#### WHAT THIS TASK INVOLVES:
Everything from the first line down to the line containing "ANR or PNR?</div>" is to be retyped exactly, both ends included, with pictures left out.

#### SUPPLIED INFORMATION:
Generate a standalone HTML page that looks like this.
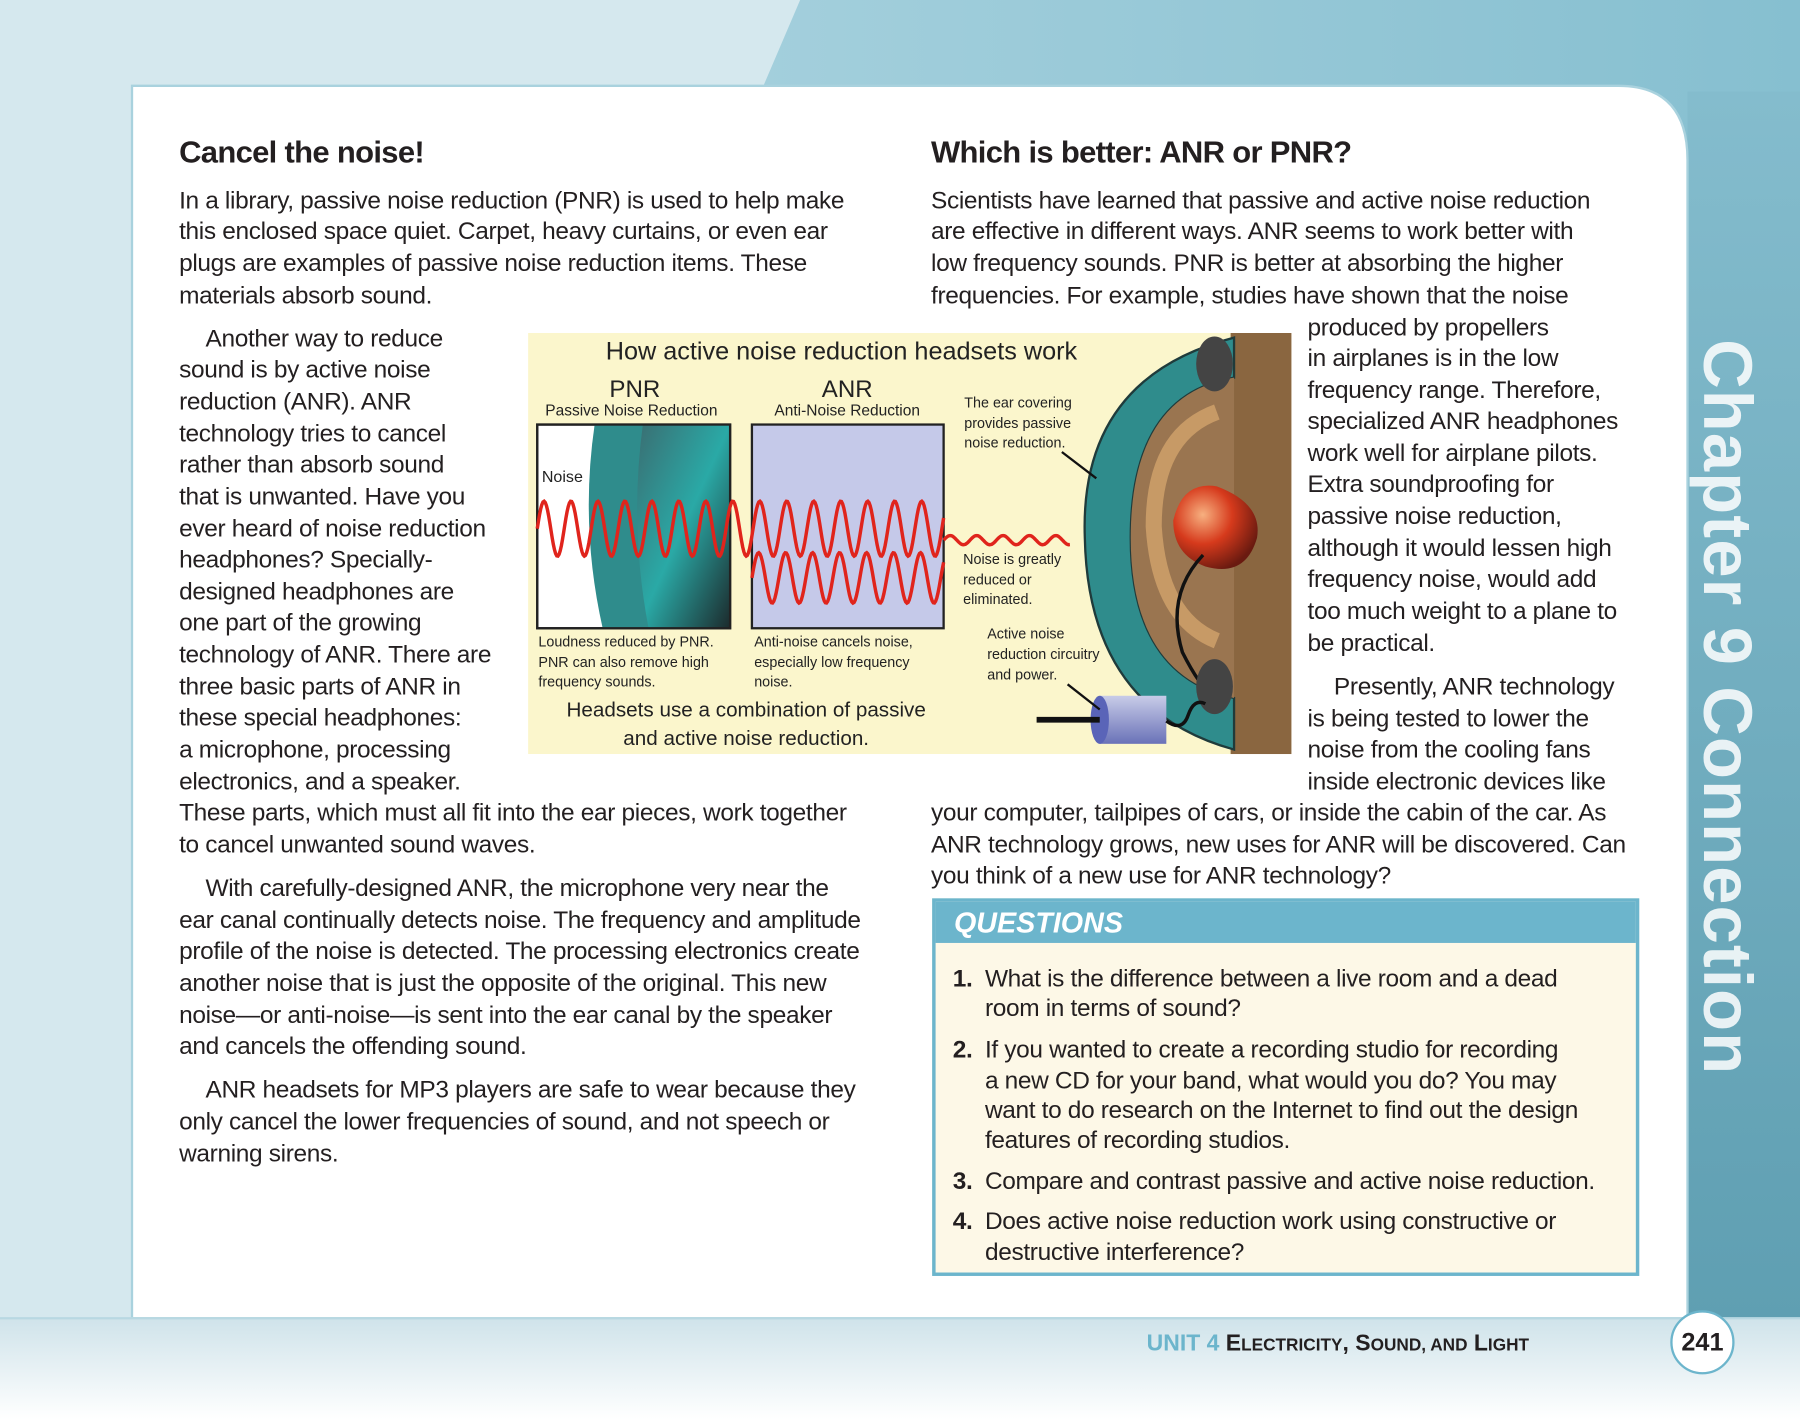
<!DOCTYPE html>
<html><head><meta charset="utf-8">
<style>
html,body{margin:0;padding:0;width:1800px;height:1419px;overflow:hidden;background:#fff}
#wrap{position:absolute;left:0;top:0;width:1568px;height:1240px;transform:scale(1.14796,1.14435);transform-origin:0 0;font-family:"Liberation Sans",sans-serif;color:#231f20}
.l{position:absolute;white-space:nowrap;font-size:21.3px;line-height:28px;letter-spacing:-0.3px;margin-top:2px}
.h{position:absolute;white-space:nowrap;font-size:27px;font-weight:bold;letter-spacing:-0.6px;margin-top:1px}
.n{font-weight:bold}
</style></head><body>
<div id="wrap">
<svg width="1568" height="1240" style="position:absolute;left:0;top:0">
<defs>
<linearGradient id="bgR" x1="0" x2="1" y1="0" y2="0"><stop offset="0" stop-color="#a3cfdc"/><stop offset="1" stop-color="#86bfd0"/></linearGradient>
<linearGradient id="strip" x1="0" x2="0" y1="0" y2="1"><stop offset="0" stop-color="#84bccd"/><stop offset="1" stop-color="#5f9fb2"/></linearGradient>
<linearGradient id="foot" x1="0" x2="0" y1="0" y2="1"><stop offset="0" stop-color="#cfe3ea"/><stop offset="1" stop-color="#ffffff"/></linearGradient>
</defs>
<rect x="0" y="0" width="1568" height="1240" fill="#d5e8ee"/>
<polygon points="697,0 1568,0 1568,1152 665,1152 665,75" fill="url(#bgR)"/>
<rect x="1470" y="80" width="98" height="1072" fill="url(#strip)"/>
<path d="M115,75 L1410,75 Q1470,75 1470,140 L1470,1152 L115,1152 Z" fill="#fff" stroke="#a9d2de" stroke-width="2"/>
<rect x="0" y="1152" width="1568" height="88" fill="url(#foot)"/>
<line x1="0" y1="1152" x2="1568" y2="1152" stroke="#b8d8e2" stroke-width="2"/>
</svg>

<div style="position:absolute;left:1505px;top:618px;transform:translate(-50%,-50%) rotate(90deg);white-space:nowrap;font-size:60px;font-weight:bold;color:#fff;letter-spacing:1px;opacity:.85">Chapter 9 Connection</div>

<div class="h" style="left:156px;top:117px">Cancel the noise!</div>
<div class="h" style="left:811px;top:117px">Which is better: ANR or PNR?</div>

<div>
<div class="l" style="left:156px;top:159px">In a library, passive noise reduction (PNR) is used to help make</div>
<div class="l" style="left:156px;top:186px">this enclosed space quiet. Carpet, heavy curtains, or even ear</div>
<div class="l" style="left:156px;top:214px">plugs are examples of passive noise reduction items. These</div>
<div class="l" style="left:156px;top:242px">materials absorb sound.</div>
<div class="l" style="left:179px;top:280px">Another way to reduce</div>
<div class="l" style="left:156px;top:307px">sound is by active noise</div>
<div class="l" style="left:156px;top:335px">reduction (ANR). ANR</div>
<div class="l" style="left:156px;top:363px">technology tries to cancel</div>
<div class="l" style="left:156px;top:390px">rather than absorb sound</div>
<div class="l" style="left:156px;top:418px">that is unwanted. Have you</div>
<div class="l" style="left:156px;top:446px">ever heard of noise reduction</div>
<div class="l" style="left:156px;top:473px">headphones? Specially-</div>
<div class="l" style="left:156px;top:501px">designed headphones are</div>
<div class="l" style="left:156px;top:528px">one part of the growing</div>
<div class="l" style="left:156px;top:556px">technology of ANR. There are</div>
<div class="l" style="left:156px;top:584px">three basic parts of ANR in</div>
<div class="l" style="left:156px;top:611px">these special headphones:</div>
<div class="l" style="left:156px;top:639px">a microphone, processing</div>
<div class="l" style="left:156px;top:667px">electronics, and a speaker.</div>
<div class="l" style="left:156px;top:694px">These parts, which must all fit into the ear pieces, work together</div>
<div class="l" style="left:156px;top:722px">to cancel unwanted sound waves.</div>
<div class="l" style="left:179px;top:760px">With carefully-designed ANR, the microphone very near the</div>
<div class="l" style="left:156px;top:788px">ear canal continually detects noise. The frequency and amplitude</div>
<div class="l" style="left:156px;top:815px">profile of the noise is detected. The processing electronics create</div>
<div class="l" style="left:156px;top:843px">another noise that is just the opposite of the original. This new</div>
<div class="l" style="left:156px;top:871px">noise—or anti-noise—is sent into the ear canal by the speaker</div>
<div class="l" style="left:156px;top:898px">and cancels the offending sound.</div>
<div class="l" style="left:179px;top:936px">ANR headsets for MP3 players are safe to wear because they</div>
<div class="l" style="left:156px;top:964px">only cancel the lower frequencies of sound, and not speech or</div>
<div class="l" style="left:156px;top:992px">warning sirens.</div>
</div>

<div>
<div class="l" style="left:811px;top:159px">Scientists have learned that passive and active noise reduction</div>
<div class="l" style="left:811px;top:186px">are effective in different ways. ANR seems to work better with</div>
<div class="l" style="left:811px;top:214px">low frequency sounds. PNR is better at absorbing the higher</div>
<div class="l" style="left:811px;top:242px">frequencies. For example, studies have shown that the noise</div>
<div class="l" style="left:1139px;top:270px">produced by propellers</div>
<div class="l" style="left:1139px;top:297px">in airplanes is in the low</div>
<div class="l" style="left:1139px;top:325px">frequency range. Therefore,</div>
<div class="l" style="left:1139px;top:352px">specialized ANR headphones</div>
<div class="l" style="left:1139px;top:380px">work well for airplane pilots.</div>
<div class="l" style="left:1139px;top:407px">Extra soundproofing for</div>
<div class="l" style="left:1139px;top:435px">passive noise reduction,</div>
<div class="l" style="left:1139px;top:463px">although it would lessen high</div>
<div class="l" style="left:1139px;top:490px">frequency noise, would add</div>
<div class="l" style="left:1139px;top:518px">too much weight to a plane to</div>
<div class="l" style="left:1139px;top:546px">be practical.</div>
<div class="l" style="left:1162px;top:584px">Presently, ANR technology</div>
<div class="l" style="left:1139px;top:612px">is being tested to lower the</div>
<div class="l" style="left:1139px;top:639px">noise from the cooling fans</div>
<div class="l" style="left:1139px;top:667px">inside electronic devices like</div>
<div class="l" style="left:811px;top:694px">your computer, tailpipes of cars, or inside the cabin of the car. As</div>
<div class="l" style="left:811px;top:722px">ANR technology grows, new uses for ANR will be discovered. Can</div>
<div class="l" style="left:811px;top:749px">you think of a new use for ANR technology?</div>
</div>

<div style="position:absolute;left:812px;top:785px;width:610px;height:324px;border:3px solid #6cb5cc;background:#fdf8e7">
<div style="height:36px;background:#6cb5cc;color:#fff;font-weight:bold;font-style:italic;font-size:25px;line-height:38px;padding-left:16px">QUESTIONS</div>
</div>
<div>
<div class="l" style="left:830px;top:839px"><span class="n">1.</span></div>
<div class="l" style="left:858px;top:839px">What is the difference between a live room and a dead</div>
<div class="l" style="left:858px;top:865px">room in terms of sound?</div>
<div class="l" style="left:830px;top:901px"><span class="n">2.</span></div>
<div class="l" style="left:858px;top:901px">If you wanted to create a recording studio for recording</div>
<div class="l" style="left:858px;top:928px">a new CD for your band, what would you do? You may</div>
<div class="l" style="left:858px;top:954px">want to do research on the Internet to find out the design</div>
<div class="l" style="left:858px;top:980px">features of recording studios.</div>
<div class="l" style="left:830px;top:1016px"><span class="n">3.</span></div>
<div class="l" style="left:858px;top:1016px">Compare and contrast passive and active noise reduction.</div>
<div class="l" style="left:830px;top:1051px"><span class="n">4.</span></div>
<div class="l" style="left:858px;top:1051px">Does active noise reduction work using constructive or</div>
<div class="l" style="left:858px;top:1078px">destructive interference?</div>
</div>

<svg id="diag" width="665" height="368" viewBox="460 291 665 368" style="position:absolute;left:460px;top:291px" font-family="Liberation Sans, sans-serif">
<defs>
<linearGradient id="dark" x1="0" x2="1" y1="0" y2="1"><stop offset="0" stop-color="#3a6e72"/><stop offset=".5" stop-color="#2aa9a6"/><stop offset="1" stop-color="#1c2a2c"/></linearGradient>
<radialGradient id="plug" cx=".35" cy=".35" r=".7"><stop offset="0" stop-color="#f7b080"/><stop offset=".5" stop-color="#d63a1c"/><stop offset="1" stop-color="#6a1a10"/></radialGradient>
<linearGradient id="cyl" x1="0" x2="0" y1="0" y2="1"><stop offset="0" stop-color="#c8cce8"/><stop offset="1" stop-color="#6a72b8"/></linearGradient>
</defs>
<rect x="460" y="291" width="665" height="368" fill="#fbf6cc"/>
<rect x="1072" y="291" width="53" height="368" fill="#8a6640"/>
<path d="M1075,295 Q940,330 945,470 Q948,620 1075,655 L1075,610 Q985,590 985,470 Q985,345 1075,330 Z" fill="#2f8c8c" stroke="#1f3b3b" stroke-width="2"/>
<path d="M1075,330 Q985,345 985,470 Q985,590 1075,610 Z" fill="#9a7550"/>
<path d="M1060,360 Q1005,380 1005,460 Q1010,540 1060,560" fill="none" stroke="#c79a66" stroke-width="14"/>
<path d="M1022,455 Q1030,420 1060,425 Q1100,440 1095,470 Q1085,505 1050,495 Q1022,485 1022,455 Z" fill="url(#plug)"/>
<path d="M1048,485 Q1015,520 1030,570 Q1045,600 1058,610" fill="none" stroke="#111" stroke-width="3"/>
<ellipse cx="1058" cy="318" rx="16" ry="24" fill="#444"/>
<ellipse cx="1058" cy="600" rx="16" ry="24" fill="#444"/>
<rect x="958" y="608" width="58" height="42" fill="url(#cyl)"/>
<ellipse cx="958" cy="629" rx="8" ry="21" fill="#5a64b8"/>
<line x1="903" y1="629" x2="958" y2="629" stroke="#111" stroke-width="5"/>
<path d="M1016,630 Q1030,640 1035,625 Q1040,610 1050,615" fill="none" stroke="#111" stroke-width="3"/>
<line x1="925" y1="395" x2="955" y2="418" stroke="#111" stroke-width="2"/>
<line x1="930" y1="598" x2="958" y2="620" stroke="#111" stroke-width="2"/>
<rect x="468" y="371" width="168" height="178" fill="#fff" stroke="#222" stroke-width="2"/>
<path d="M518,371 Q505,460 525,549 L636,549 L636,371 Z" fill="#2f8c8c"/>
<path d="M560,371 Q548,460 565,549 L636,549 L636,371 Z" fill="url(#dark)"/>
<rect x="468" y="371" width="168" height="178" fill="none" stroke="#222" stroke-width="2"/>
<rect x="655" y="371" width="167" height="178" fill="#c5c9e9" stroke="#222" stroke-width="2"/>
<path id="wave1" fill="none" stroke="#e0241c" stroke-width="3"/>
<path id="wave2" fill="none" stroke="#e0241c" stroke-width="3"/>
<path id="wave3" fill="none" stroke="#e0241c" stroke-width="3"/>
<text x="733" y="314" font-size="22" text-anchor="middle" fill="#222">How active noise reduction headsets work</text>
<text x="553" y="347" font-size="21" text-anchor="middle" fill="#222">PNR</text>
<text x="550" y="363" font-size="13.5" text-anchor="middle" fill="#222">Passive Noise Reduction</text>
<text x="738" y="347" font-size="21" text-anchor="middle" fill="#222">ANR</text>
<text x="738" y="363" font-size="13.5" text-anchor="middle" fill="#222">Anti-Noise Reduction</text>
<text x="472" y="421" font-size="14" fill="#222">Noise</text>
<g font-size="12.5" fill="#222">
<text x="840" y="356">The ear covering</text><text x="840" y="374">provides passive</text><text x="840" y="391">noise reduction.</text>
<text x="839" y="493">Noise is greatly</text><text x="839" y="511">reduced or</text><text x="839" y="528">eliminated.</text>
<text x="860" y="558">Active noise</text><text x="860" y="576">reduction circuitry</text><text x="860" y="594">and power.</text>
<text x="469" y="565">Loudness reduced by PNR.</text><text x="469" y="583">PNR can also remove high</text><text x="469" y="600">frequency sounds.</text>
<text x="657" y="565">Anti-noise cancels noise,</text><text x="657" y="583">especially low frequency</text><text x="657" y="600">noise.</text>
</g>
<text x="650" y="626" font-size="18" text-anchor="middle" fill="#222">Headsets use a combination of passive</text>
<text x="650" y="651" font-size="18" text-anchor="middle" fill="#222">and active noise reduction.</text>
</svg>

<div style="position:absolute;right:236px;top:1163px;white-space:nowrap;font-weight:bold;font-size:20px;color:#231f20"><span style="color:#6cb5cc">UNIT 4 </span>E<span style="font-size:15px">LECTRICITY</span>, S<span style="font-size:15px">OUND, AND</span> L<span style="font-size:15px">IGHT</span></div>
<div style="position:absolute;left:1455px;top:1145px;width:52px;height:52px;border:2px solid #6cb5cc;border-radius:50%;background:#fff;text-align:center;line-height:52px;font-weight:bold;font-size:22px">241</div>
</div>
<script>
function sine(id,x0,x1,cy,amp,per){
  var d='';
  for(var x=x0;x<=x1;x+=1){d+=(x===x0?'M':'L')+x+','+(cy-amp*Math.sin((x-x0)/per*2*Math.PI)).toFixed(1);}
  document.getElementById(id).setAttribute('d',d);
}
sine('wave1',468,822,462,24,23.5);
sine('wave2',655,822,505,22,23.5);
sine('wave3',822,932,472,4,23);
</script>
</body></html>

#### REPLY TO THE EXERCISE:
Generate a standalone HTML page that looks like this.
<!DOCTYPE html>
<html><head><meta charset="utf-8">
<style>
html,body{margin:0;padding:0;width:1800px;height:1419px;overflow:hidden;background:#fff}
#wrap{position:absolute;left:0;top:0;width:1568px;height:1240px;transform:scale(1.14796,1.14435);transform-origin:0 0;font-family:"Liberation Sans",sans-serif;color:#231f20}
.l{position:absolute;white-space:nowrap;font-size:21.3px;line-height:28px;letter-spacing:-0.3px;margin-top:2px}
.h{position:absolute;white-space:nowrap;font-size:27px;font-weight:bold;letter-spacing:-0.6px;margin-top:1px}
.n{font-weight:bold}
</style></head><body>
<div id="wrap">
<svg width="1568" height="1240" style="position:absolute;left:0;top:0">
<defs>
<linearGradient id="bgR" x1="0" x2="1" y1="0" y2="0"><stop offset="0" stop-color="#a3cfdc"/><stop offset="1" stop-color="#86bfd0"/></linearGradient>
<linearGradient id="strip" x1="0" x2="0" y1="0" y2="1"><stop offset="0" stop-color="#84bccd"/><stop offset="1" stop-color="#5f9fb2"/></linearGradient>
<linearGradient id="foot" x1="0" x2="0" y1="0" y2="1"><stop offset="0" stop-color="#cfe3ea"/><stop offset="1" stop-color="#ffffff"/></linearGradient>
</defs>
<rect x="0" y="0" width="1568" height="1240" fill="#d5e8ee"/>
<polygon points="697,0 1568,0 1568,1152 665,1152 665,75" fill="url(#bgR)"/>
<rect x="1470" y="80" width="98" height="1072" fill="url(#strip)"/>
<path d="M115,75 L1410,75 Q1470,75 1470,140 L1470,1152 L115,1152 Z" fill="#fff" stroke="#a9d2de" stroke-width="2"/>
<rect x="0" y="1152" width="1568" height="88" fill="url(#foot)"/>
<line x1="0" y1="1152" x2="1568" y2="1152" stroke="#b8d8e2" stroke-width="2"/>
</svg>

<div style="position:absolute;left:1505px;top:618px;transform:translate(-50%,-50%) rotate(90deg);white-space:nowrap;font-size:60px;font-weight:bold;color:#fff;letter-spacing:1px;opacity:.85">Chapter 9 Connection</div>

<div class="h" style="left:156px;top:117px">Cancel the noise!</div>
<div class="h" style="left:811px;top:117px">Which is better: ANR or PNR?</div>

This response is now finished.